Por Manuel Pedrosa
Estamos en 1974. Werner Herzog, de 32 años, ya
habia producido y dirigido películas como Fata
Morgana (1971), Aguirre, la ira de
Dios (1972) y El enigma de Kaspar
Hauser (1974). A fines de noviembre de ese año recibe la noticia de que
Lotte Eisner, la historiadora del cine, la autora de La pantalla diabólica, “la conciencia del Nuevo Cine Alemán”, esta
gravemente enferma en Paris. Sin dudar, Herzog decide ir desde Munich a Paris
caminando en línea recta, solo con un par de botas nuevas, una campera, una
brújula y un bolso de mano.
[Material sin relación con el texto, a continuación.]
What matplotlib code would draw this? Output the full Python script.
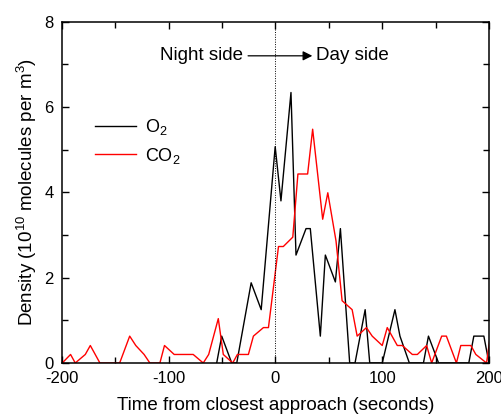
# Density of O2 and CO2 around closest approach
import matplotlib
matplotlib.use('Agg')
import matplotlib.pyplot as plt

plt.rcParams['font.family'] = ['Liberation Sans', 'DejaVu Sans']
plt.rcParams['mathtext.fontset'] = 'custom'
plt.rcParams['mathtext.rm'] = 'Liberation Sans'
plt.rcParams['mathtext.default'] = 'regular'
plt.rcParams['axes.unicode_minus'] = False

# O2 series (time in s, density in 1e10 per m^3)
o2_time = [-55.1, -50.4, -41.0, -36.3, -22.8, -13.4, -0.3, 5.1, 14.5, 19.2, 28.6,
           32.6, 42.0, 46.7, 56.1, 60.8, 69.5, 74.5, 84.0, 88.3, 100.0, 111.9,
           116.6, 125.4, 138.6, 143.3, 152.8, 181.1, 185.8, 195.2, 200.0]
o2_dens = [0.0, 0.63, 0.0, 0.0, 1.88, 1.25, 5.07, 3.8, 6.34, 2.53, 3.15,
           3.15, 0.63, 2.53, 1.9, 3.15, 0.0, 0.0, 1.25, 0.0, 0.0, 1.25,
           0.63, 0.0, 0.0, 0.63, 0.0, 0.0, 0.63, 0.63, 0.0]

# CO2 series
co2_time = [-199.8, -192.0, -187.6, -178.2, -173.5, -164.5, -146.0, -136.6, -130.9,
            -123.1, -117.7, -108.3, -104.0, -94.9, -77.1, -67.7, -62.6, -53.6,
            -48.9, -40.1, -35.7, -25.4, -20.7, -11.3, -6.6, 2.8, 7.3, 16.2, 21.0,
            30.1, 34.8, 44.2, 49.0, 56.7, 62.4, 71.8, 76.5, 85.2, 90.6, 100.0,
            104.7, 114.1, 118.8, 128.2, 132.9, 141.6, 146.3, 155.7, 160.1, 169.5,
            173.6, 183.0, 187.7, 197.7, 200.5]
co2_dens = [0.0, 0.2, 0.0, 0.2, 0.41, 0.0, 0.0, 0.63, 0.41,
            0.2, 0.0, 0.0, 0.41, 0.2, 0.2, 0.0, 0.2, 1.04,
            0.2, 0.0, 0.2, 0.2, 0.63, 0.83, 0.83, 2.73, 2.73, 2.95, 4.43,
            4.43, 5.48, 3.37, 3.99, 2.86, 1.46, 1.25, 0.63, 0.83, 0.63, 0.41,
            0.83, 0.41, 0.41, 0.2, 0.2, 0.41, 0.0, 0.63, 0.63, 0.0,
            0.41, 0.41, 0.2, 0.0, 0.5]

fig = plt.figure(figsize=(5.01, 4.17), dpi=100)
ax = fig.add_axes([0.1238, 0.1295, 0.8522, 0.8185])

ax.plot(o2_time, o2_dens, color='black', lw=1.0, label='O$_2$')
ax.plot(co2_time, co2_dens, color='red', lw=1.0, label='CO$_2$')
ax.axvline(0, color='black', ls=(0, (1, 1.5)), lw=0.7)

ax.set_xlim(-200, 200)
ax.set_ylim(0, 8)
ax.set_xticks([-200, -100, 0, 100, 200])
ax.set_xticks([-150, -50, 50, 150], minor=True)
ax.set_yticks([0, 2, 4, 6, 8])
ax.set_yticks([1, 3, 5, 7], minor=True)
ax.tick_params(which='both', direction='in', top=True, right=True, labelsize=12)
ax.tick_params(axis='x', which='major', pad=6)
ax.tick_params(axis='y', which='major', pad=6)
ax.tick_params(which='major', length=5, width=1)
ax.tick_params(which='minor', length=4, width=1)
for s in ax.spines.values():
    s.set_linewidth(1.1)

ax.set_xlabel('Time from closest approach (seconds)', fontsize=13.5, labelpad=8)
ax.set_ylabel('Density (10$^{10}$ molecules per m$^{3}$)', fontsize=13.5, labelpad=4)

ax.annotate('', xy=(34.5, 7.2), xytext=(-25.7, 7.2),
            arrowprops=dict(arrowstyle='-|>', color='black', lw=0.9,
                            mutation_scale=14, shrinkA=0, shrinkB=0))
ax.text(-30.4, 7.2, 'Night side', ha='right', va='center', fontsize=13.5)
ax.text(38.3, 7.2, 'Day side', ha='left', va='center', fontsize=13.5)

ax.legend(loc='center left', bbox_to_anchor=(0.077, 0.649), frameon=False,
          fontsize=13, handlelength=2.3, handletextpad=0.5, labelspacing=0.45,
          borderpad=0, borderaxespad=0)

fig.savefig('out.png', dpi=100)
Dos motivos empujan esta decisión: el
convencimiento de que Eisner seguirá con vida si recorre a pie la distancia
hasta Paris y la imperiosa necesidad de estar a solas con él mismo.
Durante esta travesía de 800 km, Herzog lleva
un cuaderno donde anota las impresiones, sensaciones y observaciones que le
despiertan el caminar. “¿Es buena la soledad?”, se pregunta en un momento del
viaje. Y se responde: “Sí, lo es. Sólo que aporta miradas dramáticas de lo
venidero”. El caminar posibilita una nueva experiencia, un extrañamiento en la
mirada. Las observaciones se presentan como un registro continuo donde lo desechado,
la mugre que oculta la civilización, se intercala con lo maravilloso. La
fascinación que despierta un paquete de cigarrillos puede alternarse con la
visión de un tren en llamas que “sale directamente hacia el oscuro universo”,
donde “ocurren inconcebibles colapsos de estrellas, planetas enteros se
derrumban sobre un único punto”.
Bajo la lluvia constante del invierno europeo,
castigado por tormentas de nieve y ráfagas de viento, con los pies cada vez más
lastimados y el cuerpo llevado al límite, Herzog avanza. Recorre campos
desolados, pierde el rumbo en bosques laberínticos, pernocta en casas
abandonadas o, cuando el riesgo es demasiado, duerme en pequeños alojamientos.
Cada tanto la duda aparece: “¿Vive aun nuestra Eisner?”, pero la fuerza del
caminar (“Cuando yo camino, camina un bisonte”) aleja todo momento de
recapitulación y mantiene a Herzog en movimiento.
Herzog llegó a París el 14 de diciembre de
1974 y Eisner no solo no había muerto sino que vivió nueve años más. Una vez
mas, la voluntad y visión de Herzog lo llevan a encontrar el arte en los
límites de las experiencias humanas.